Als die Mühle läuft, vernichte ich die ganzen schönen Höhenmeter wieder. Ich muss nun eine weite Schleife nach Süden fahren, bis ich nach Shimla komme. Zunächst den Feldweg hinunter, dann mit den üblichen Erdrutschen versehen, die schlängelige Straße aus dem Flusstal hinaus, durch die heiße und staubige Ebene weiter nach Osten, bis es endlich wieder in hügeligeres Gebiet geht, das den Beginn des erneuten Anstiegs in die Berge markiert. Abgesehen von langgezogenen Ortschaften, in den man sich schön an verwirrend markierten Gabelungen verfahren kann, komme ich durch ein Sumpfgebiet mit reichlich Vögeln, später durch einen größeren Wald mit Affenhorden. Dann geht es wieder Serpentinen hinauf. Ist die Straße zunächst noch okay, wenn auch rauh, so wirkt sie bald wie zerhackt und jedes Puzzleteil gibt dir einen Tritt in den ohnehin wunden Hintern. Hier wäre dringender Sanierungsbedarf. Und so sieht es auch die Regierung von Himachal Pradesh, in das ich nun gewechselt bin, die Straße verwandelt sich in eine lange lange Baustelle. Das ist jetzt wirklich eine Höllentour aus zerfahrenen Resten der Straße, Schotter, Staub mit tiefen Fahrrinnen und immer wieder anderen Autos und Lastern, die mir den Dreck um die Ohren wirbeln. Endlos geht es durch die Berge, kein Hotel, kaum mal ein Dorf. Und ich habe seit heute morgen um neun schon einige Kilometer gemacht. Ich schwöre mir, beim allerersten Hotel anzuhalten, das kommt endlich in einem kleinen Kaff, noch ungefähr sechzig Kilomter sind es bis Shimla, am späten Nachmittag. Es wird meine bisher teuerste Übernachtung, immerhin gibt es einen Fernseher, etwas zu Essen bekomme ich aufs Zimmer. Das ist riesig, entsprechend haben eine Menge Mücken Platz darin und abends schaut eine Maus mit mir Kricket. Immerhin gibt es im Ort eine Liquorstore für ein Gutenachtbier.

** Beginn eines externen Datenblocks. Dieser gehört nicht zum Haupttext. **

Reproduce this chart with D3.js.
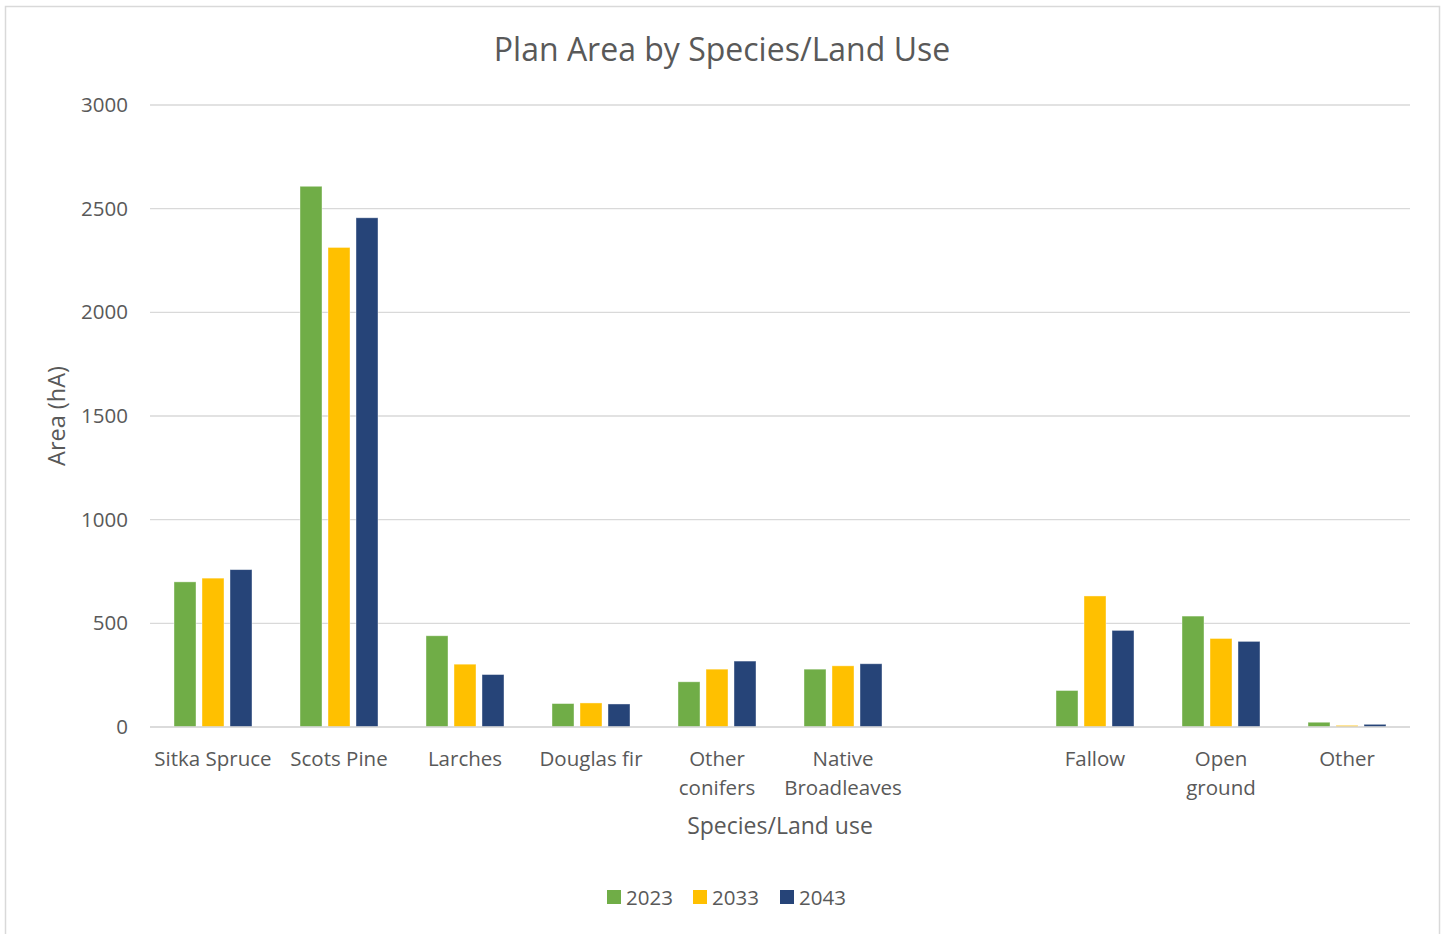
<!DOCTYPE html>
<html>
<head>
<meta charset="utf-8">
<script src="https://cdn.jsdelivr.net/npm/d3@7"></script>
<style>
  body { margin: 0; background: #fff; }
  svg text { font-family: "Open Sans", "Noto Sans", sans-serif; fill: #595959; }
</style>
</head>
<body>
<svg id="chart" width="1447" height="934"></svg>
<script>
const categories = [
  ["Sitka Spruce"], ["Scots Pine"], ["Larches"], ["Douglas fir"],
  ["Other", "conifers"], ["Native", "Broadleaves"], [""],
  ["Fallow"], ["Open", "ground"], ["Other"]
];
const categoryKeys = ["Sitka Spruce", "Scots Pine", "Larches", "Douglas fir", "Other conifers", "Native Broadleaves", "blank", "Fallow", "Open ground", "Other"];
const seriesNames = ["2023", "2033", "2043"];
const values2023 = [700, 2608, 440, 113, 218, 279, null, 176, 535, 23];
const values2033 = [718, 2313, 303, 116, 279, 295, null, 632, 427, 8];
const values2043 = [759, 2456, 253, 111, 318, 305, null, 466, 413, 13];
const seriesColors = ["#70AD47", "#FFC000", "#264478"];
const yTicks = [0, 500, 1000, 1500, 2000, 2500, 3000];

(function () {
const allSeries = [values2023, values2033, values2043];
const svg = d3.select("#chart");

// outer border
svg.append("rect").attr("x", 5.5).attr("y", 6.5).attr("width", 1434).attr("height", 940)
  .attr("fill", "none").attr("stroke", "#d9d9d9").attr("stroke-width", 1.5);

const pLeft = 150, pRight = 1410, pTop = 105, pBottom = 727;
const x = d3.scaleBand().domain(categoryKeys).range([pLeft, pRight]).paddingInner(0).paddingOuter(0);
const y = d3.scaleLinear().domain([0, 3000]).range([pBottom, pTop]);

// gridlines
svg.append("g").selectAll("line").data(yTicks).join("line")
  .attr("x1", pLeft).attr("x2", pRight)
  .attr("y1", d => y(d)).attr("y2", d => y(d))
  .attr("stroke", "#d9d9d9").attr("stroke-width", 1.3);

// y axis labels
const yAxis = d3.axisLeft(y).tickValues(yTicks).tickSize(0).tickPadding(0).tickFormat(d3.format("d"));
const gy = svg.append("g").attr("transform", `translate(${128},0)`).call(yAxis);
gy.select(".domain").remove();
gy.selectAll("text").style("font-size", "20.5px").attr("fill", "#595959")
  .style("font-family", '"Open Sans", sans-serif');

// bars
const barW = 22, gap = 6;
const groupW = 3 * barW + 2 * gap;
const xs = d3.scaleBand().domain(seriesNames).range([0, groupW]).paddingInner(gap / (barW + gap)).paddingOuter(0);

seriesNames.forEach((s, si) => {
  const vals = allSeries[si];
  svg.append("g").selectAll("rect")
    .data(categoryKeys.map((k, i) => ({ k, v: vals[i] })).filter(d => d.v != null))
    .join("rect")
    .attr("x", d => x(d.k) + x.bandwidth() / 2 - groupW / 2 + xs(s))
    .attr("y", d => y(d.v))
    .attr("width", xs.bandwidth())
    .attr("height", d => pBottom - y(d.v))
    .attr("fill", seriesColors[si])
    .attr("stroke", "#ffffff").attr("stroke-opacity", 0.5).attr("stroke-width", 0.8);
});

// baseline
svg.append("line").attr("x1", pLeft).attr("x2", pRight).attr("y1", pBottom).attr("y2", pBottom)
  .attr("stroke", "#d9d9d9").attr("stroke-width", 1.5);

// x labels
const xl = svg.append("g");
categoryKeys.forEach((k, i) => {
  const t = xl.append("text").attr("x", x(k) + x.bandwidth() / 2).attr("y", 766)
    .attr("text-anchor", "middle").style("font-size", "20.5px");
  categories[i].forEach((line, li) => {
    t.append("tspan").attr("x", x(k) + x.bandwidth() / 2).attr("dy", li === 0 ? 0 : 29).text(line);
  });
});

// title
svg.append("text").attr("x", 722).attr("y", 61).attr("text-anchor", "middle")
  .style("font-size", "32px").text("Plan Area by Species/Land Use");

// axis titles
svg.append("text").attr("x", 780).attr("y", 834).attr("text-anchor", "middle")
  .style("font-size", "23px").text("Species/Land use");
svg.append("text").attr("transform", "translate(65,416) rotate(-90)").attr("text-anchor", "middle")
  .style("font-size", "23.5px").text("Area (hA)");

// legend
const legendX = [607, 693, 780];
seriesNames.forEach((s, i) => {
  svg.append("rect").attr("x", legendX[i]).attr("y", 890).attr("width", 14).attr("height", 14)
    .attr("fill", seriesColors[i]);
  svg.append("text").attr("x", legendX[i] + 19).attr("y", 905)
    .style("font-size", "20.5px").text(s);
});
})();
</script>
</body>
</html>
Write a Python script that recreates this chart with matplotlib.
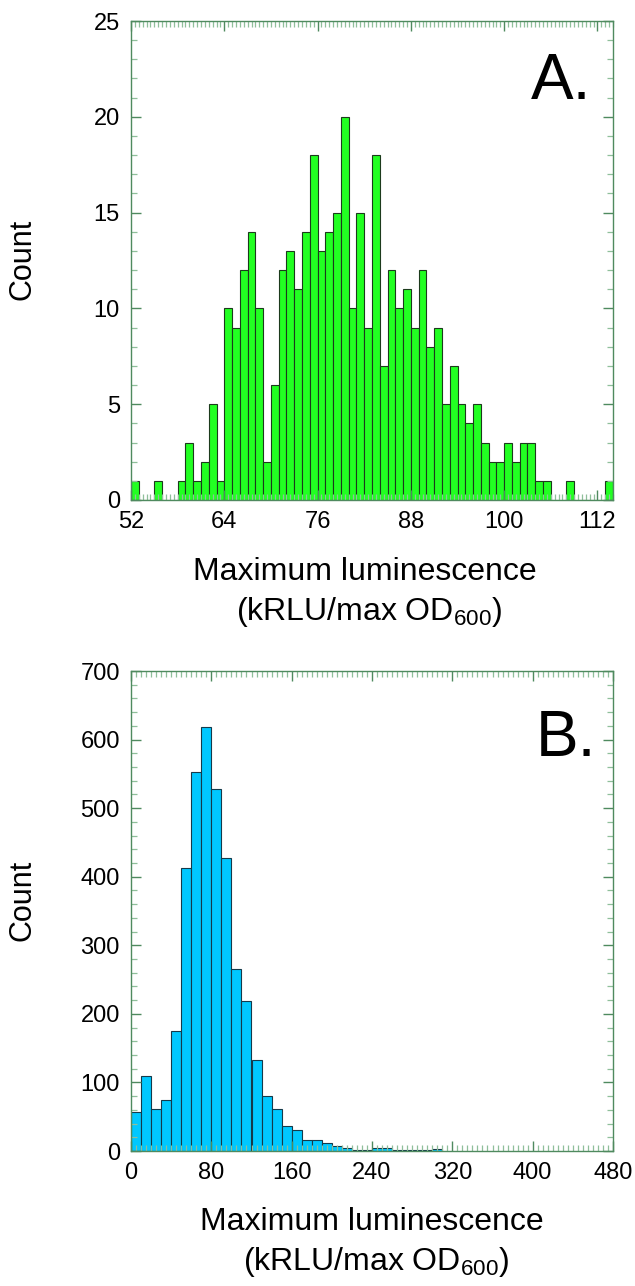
import numpy as np
import matplotlib.pyplot as plt
from matplotlib.ticker import MultipleLocator

plt.rcParams['font.family'] = ['Liberation Sans', 'DejaVu Sans']
plt.rcParams['mathtext.fontset'] = 'custom'
plt.rcParams['mathtext.rm'] = 'Liberation Sans'
plt.rcParams['mathtext.default'] = 'regular'

# panel A: counts per 1-unit bin, starting at 52
a_start = 52
a_counts = [1, 0, 0, 1, 0, 0, 1, 3, 1, 2,
            5, 1, 10, 9, 12, 14, 10, 2, 6, 12,
            13, 11, 14, 18, 13, 14, 15, 20, 10, 15,
            9, 18, 7, 12, 10, 11, 9, 12, 8, 9,
            5, 7, 5, 4, 5, 3, 2, 2, 3, 2,
            3, 3, 1, 1, 0, 0, 1, 0, 0, 0,
            0, 1]
a_ticks = [52, 64, 76, 88, 100, 112]

# panel B: counts per 10-unit bin, starting at 0
b_width = 10
b_counts = [57, 109, 61, 75, 175, 413, 552, 619, 528, 427,
            265, 219, 132, 80, 61, 36, 31, 16, 16, 12,
            7, 5, 2, 1, 4, 4, 2, 2, 2, 2, 3]
b_ticks = [0, 80, 160, 240, 320, 400, 480]

spine_col = '#4f8a5f'
minor_col = '#8fbf9a'
line1 = 'Maximum luminescence'
line2 = '(kRLU/max OD$_{600}$)'
W, H = 635, 1286


def style_axis(ax, xminor, ymajor, yminor):
    for s in ax.spines.values():
        s.set_color(spine_col)
        s.set_linewidth(1.0)
    ax.xaxis.set_minor_locator(MultipleLocator(xminor))
    ax.yaxis.set_major_locator(MultipleLocator(ymajor))
    ax.yaxis.set_minor_locator(MultipleLocator(yminor))
    ax.tick_params(which='both', direction='in', top=True, right=True,
                   labelsize=17, labelcolor='black', pad=8)
    ax.tick_params(which='major', length=7, width=1.0, color=spine_col)
    ax.tick_params(which='minor', length=4, width=0.9, color=minor_col)


def put_xlabel(cx, base1, base2):
    fig.text(cx / W, 1 - base1 / H, line1, fontsize=23, ha='center',
             va='baseline')
    fig.text(cx / W + 0.006, 1 - base2 / H, line2, fontsize=23,
             ha='center', va='baseline')


fig = plt.figure(figsize=(W / 100, H / 100), dpi=100)

# ---- panel A
ax1 = fig.add_axes([131 / W, 1 - 500 / H, 482 / W, 479 / H])
a_x = a_start + np.arange(len(a_counts))
ax1.bar(a_x, a_counts, width=1, align='edge', color='#22ff22',
        edgecolor='#1c3a1c', linewidth=0.8)
ax1.set_xlim(52, 114)
ax1.set_ylim(0, 25)
ax1.set_xticks(a_ticks)
style_axis(ax1, 0.5, 5, 1)
ax1.text(0.955, 0.935, 'A.', transform=ax1.transAxes, fontsize=46,
         ha='right', va='top')
fig.text(22 / W, 1 - 259 / H, 'Count', fontsize=22, rotation=90,
         ha='center', va='center')
put_xlabel(365, 580, 620)

# ---- panel B
ax2 = fig.add_axes([131 / W, 1 - 1151 / H, 482 / W, 480 / H])
b_x = np.arange(len(b_counts)) * b_width
ax2.bar(b_x, b_counts, width=b_width, align='edge', color='#00c8ff',
        edgecolor='#153a4a', linewidth=0.8)
ax2.set_xlim(0, 480)
ax2.set_ylim(0, 700)
ax2.set_xticks(b_ticks)
style_axis(ax2, 5, 100, 20)
ax2.text(0.965, 0.92, 'B.', transform=ax2.transAxes, fontsize=46,
         ha='right', va='top')
fig.text(22 / W, 1 - 900 / H, 'Count', fontsize=22, rotation=90,
         ha='center', va='center')
put_xlabel(372, 1230, 1270)

fig.savefig('out.png', dpi=100)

Ab hier bessert sich die Straße schlagartig. Die Ganster an der Rezeption haben mir erzählt, dass es so mies weitergeht, damit ich ja da bleibe. So ist die Tour nach Shimla am nächsten Morgen ein Genuss. Der Enfield sieht man die Tour an: sie blutet aus sämtlichen Stoßdämpfern, der Staub hängt überall, wird zu Matsche, wo die Dichtungen das Öl ausschwitzen. Die letzten Kilometer nach Shimla hinauf, das schön auf einem Bergkamm hängt, sind ein einziger Stau, auch durch die Straßen in der Stadt wird man vom Hintermann geschoben. Kein Hotel hat ein Zimmer frei. Es ist die beliebteste Hillstation, die alte Sommerhauptstadt der Engländer. Ich bin kurz davor weiterzufahren, hätte ich nicht die Hoffnung, hier einen Ersatz für das kaputte Netzteil finden zu können. Im letzten Hotel erbarmt man sich, ich könnte mir da noch ein Singlezimmer (in Indien gibt es nur Doubles) anschauen. Nun, es ist ein winziges Loch, die Glühbirne steckt in einer Fassung, deren Draht um einen Gaderobenhaken gewickelt ist. Die Enden des Drahtes stecken direkt in der Steckdose. Warmes Wasser? Wir können dir einen Eimer bringen, denn aus der Wand kommt eh nix. Egal, es gibt nicht anderes, ich nehme es.
Shimla selbst erweist sich als ausgesprochen schön, jedenfalls oben auf dem Kamm, der für Verkehr gesperrt ist und auf dem diverse altenglische Kolonialgebäude stehen. Das ist dort alles großzügig angelegt, eine Kirche mit schönen Fenstern und Gedenktafeln für koloniale Gestorbene gibt es, jede Menge Geschäfte und Restaurants. Die erste Stadt in Indien, die eine entspannte Atmosphäre ausstrahlt. Natürlich ist Unabhängigkeit eine großartige Angelegenheit, aber man ist versucht zu sagen, ach, hätten die Engländer mal hier noch fünfzig Jahre weitermachen können, wie nett könnte Indien dann sein. Tatsächlich finde ich hier ein passendes Netzteil (sonst gäbs den Text ja nicht), shoppe sonst noch ein wenig. Schließlich muss ich mit dem Moped nicht so aufs Gepäck achten. Beim Abendessen unterhalte ich mich mit einem hier ansässigen Anwalt, der mir Tips fürs Hinterland gibt. Dann ziehe ich mich in meine Schuhschachtel zurück, ich bin gespannt, wie ich hier schlafen werde.